The deformability of a compact object induced by a perturbing tidal field is encoded in the tidal Love numbers, which depend sensibly on the object's internal structure. These numbers are known only for static, spherically-symmetric objects. As a first step to compute the tidal Love numbers of a spinning compact star, here we extend powerful perturbative techniques to compute the exterior geometry of a spinning object distorted by an axisymmetric tidal field to second order in the angular momentum. The spin of the object introduces couplings between electric and magnetic deformations and new classes of induced Love numbers emerge.

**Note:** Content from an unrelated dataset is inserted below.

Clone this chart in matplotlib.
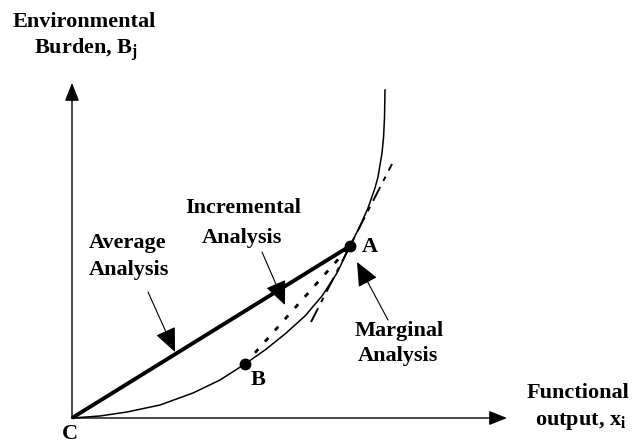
import matplotlib
matplotlib.use("Agg")
import matplotlib.pyplot as plt

# Diagram coordinates: origin at point C, x = functional output, y = burden
curve_x = [0, 28, 55, 88, 121, 148, 173, 193, 213, 233, 250, 265, 278, 288, 296, 303, 306, 308, 310, 311.5, 312.5, 313]
curve_y = [0, 2, 6, 13, 25, 38, 54, 68, 84, 102, 122, 145, 172, 192, 210, 230, 241, 253, 265, 280, 300, 328]

point_A = (278, 172)
point_B = (173, 54)
origin_C = (0, 0)

# tangent at A (marginal)
tangent_x = [239, 320]
tangent_y = [96, 254]

# axis ends
x_axis_end = 435
y_axis_end = 335

# annotation arrows: (text start, arrow tip)
avg_arrow = ((76, 126), (103, 66))
inc_arrow = ((190, 166), (213, 113))
mar_arrow = ((316, 98), (285, 156))

plt.rcParams['font.family'] = 'Liberation Serif'
plt.rcParams['font.weight'] = 'bold'
plt.rcParams['mathtext.fontset'] = 'custom'
plt.rcParams['mathtext.rm'] = 'Liberation Serif:bold'
plt.rcParams['mathtext.it'] = 'Liberation Serif:bold'

fig = plt.figure(figsize=(6.34, 4.45), dpi=100)
ax = fig.add_axes([0, 0, 1, 1])
ax.set_xlim(-72, 562)
ax.set_ylim(-27, 418)
ax.axis('off')

# 1. Axes with arrows
arrow_kw = dict(arrowstyle='-|>,head_length=0.55,head_width=0.22', lw=1.0,
                color='black', shrinkA=0, shrinkB=0, mutation_scale=20)
ax.annotate('', xy=(0, y_axis_end), xytext=origin_C, arrowprops=arrow_kw)
ax.annotate('', xy=(x_axis_end, 0), xytext=origin_C, arrowprops=arrow_kw)

# 2. Curve and lines
ax.plot(curve_x, curve_y, color='black', lw=1.1, solid_joinstyle='round')
ax.plot([origin_C[0], point_A[0]], [origin_C[1], point_A[1]], color='black', lw=2.8,
        solid_capstyle='butt')
ax.plot([point_B[0], point_A[0]], [point_B[1], point_A[1]], color='black', lw=2.0,
        dashes=(1.8, 3.6))
ax.plot(tangent_x, tangent_y, color='black', lw=1.4, dashes=(8, 3.5, 2.5, 3.5))

ax.plot(*point_A, 'o', color='black', markersize=7.5)
ax.plot(*point_B, 'o', color='black', markersize=7.5)

# 3. Labels
fs = 16
ax.text(12, 396, 'Environmental', fontsize=fs, ha='center', va='center')
ax.text(14, 368, 'Burden, B$_{\\rm j}$', fontsize=fs, ha='center', va='center')
ax.text(506, 25, 'Functional', fontsize=fs, ha='center', va='center')
ax.text(509, -4, 'output, x$_{\\rm i}$', fontsize=fs, ha='center', va='center')

ax.text(56, 175, 'Average', fontsize=fs, ha='center', va='center')
ax.text(57, 148, 'Analysis', fontsize=fs, ha='center', va='center')
ax.text(171, 210, 'Incremental', fontsize=fs, ha='center', va='center')
ax.text(170, 180, 'Analysis', fontsize=fs, ha='center', va='center')
ax.text(327, 87, 'Marginal', fontsize=fs, ha='center', va='center')
ax.text(326, 62, 'Analysis', fontsize=fs, ha='center', va='center')

ax.text(298, 171, 'A', fontsize=fs, ha='center', va='center')
ax.text(186, 38, 'B', fontsize=fs, ha='center', va='center')
ax.text(-2, -16, 'C', fontsize=fs, ha='center', va='center')

pointer_kw = dict(arrowstyle='-|>,head_length=0.75,head_width=0.33', lw=0.8,
                  color='black', shrinkA=0, shrinkB=0, mutation_scale=20)
for start, tip in [avg_arrow, inc_arrow, mar_arrow]:
    ax.annotate('', xy=tip, xytext=start, arrowprops=pointer_kw)

plt.savefig('out.png', dpi=100)
plt.close()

For example, a spinning object immersed in a quadrupolar, electric tidal field can acquire some induced mass, spin, quadrupole, octupole and hexadecapole moments to second order in the spin. The deformations are encoded in a set of inhomogeneous differential equations which, remarkably, can be solved analytically in vacuum. We discuss certain subtleties in defining the multipole moments of the central object, which are due to the difficulty in separating the tidal field from the linear response of the object in the solution. By extending the standard procedure to identify the linear response in the static case, we prove analytically that the Love numbers of a Kerr black hole remain zero to second order in the spin. As a by-product, we provide the explicit form for a slowly-rotating, tidally-deformed Kerr black hole to quadratic order in the spin, and discuss its geodesic and geometrical properties.

Figures (1)

• Figure 1: The curvature of the intrinsic geometry of a tidally-deformed spinning BH for different values of the spin $\chi$ and of the intensity of the tidal field $\alpha$. We used extreme values of $\chi$ and $\alpha$ in order to magnify the effect of the deformations. The coordinates $(X,Y)$ are related to $(r,\vartheta)$ through $r=\sqrt{X^2+Y^2}$, $Y/X=\tan^{-1}\vartheta$.